Kohl is the second Oregon judge to refuse to marry same-sex couples. Marion County Circuit Court Judge Vance Day also refused, and is facing other troubles.

The Commission on Judicial Fitness and Disability filed a complaint accusing him of screening applicants for marriage licenses to avoid performing same-sex weddings.

The commission also objected that he hung a painting of Adolf Hitler in the Marion County Courthouse.

In his answer to the complaint, Day said that he "was never informed that wall hangings to be displayed in the Marion County Courthouse had to be pre-approved for display by anyone."

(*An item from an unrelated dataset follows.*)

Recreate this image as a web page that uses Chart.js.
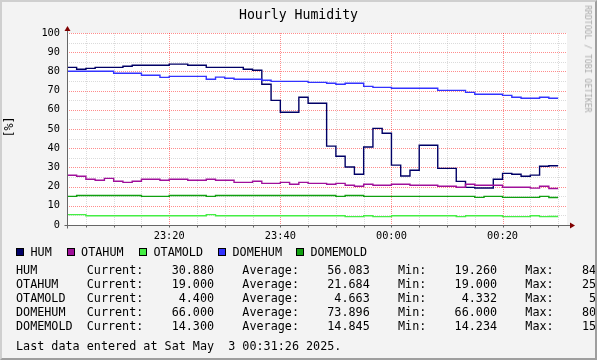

For ACLU Oregon, there is more than free speech at stake.

"We don't want to stymie the First Amendment rights of judges, but we also recognize that they need to strike a balance because of the position they are in - in a public forum - in order to avoid undermining confidence in the judiciary system," that group's legal director, Mathew dos Santos, said in a phone interview.

"Judge Kohl's stance on not performing marriage at all may not be as concerning as the way Judge Day played his hand by refusing to marry same sex while still performing other marriages," dos Santos said.

"But the concern is the same," he added. "The concern is, fundamentally, as a queer person going before these judges, you have wonder whether your rights will be fully heard and full appreciated."

Dos Santos said he liked the way Nebraska had handled the issue."Nebraska decided that if judges are going to perform the administrative duty of performing marriages at all, then they should do it for everyone," he said. "And I think that's probably the right answer."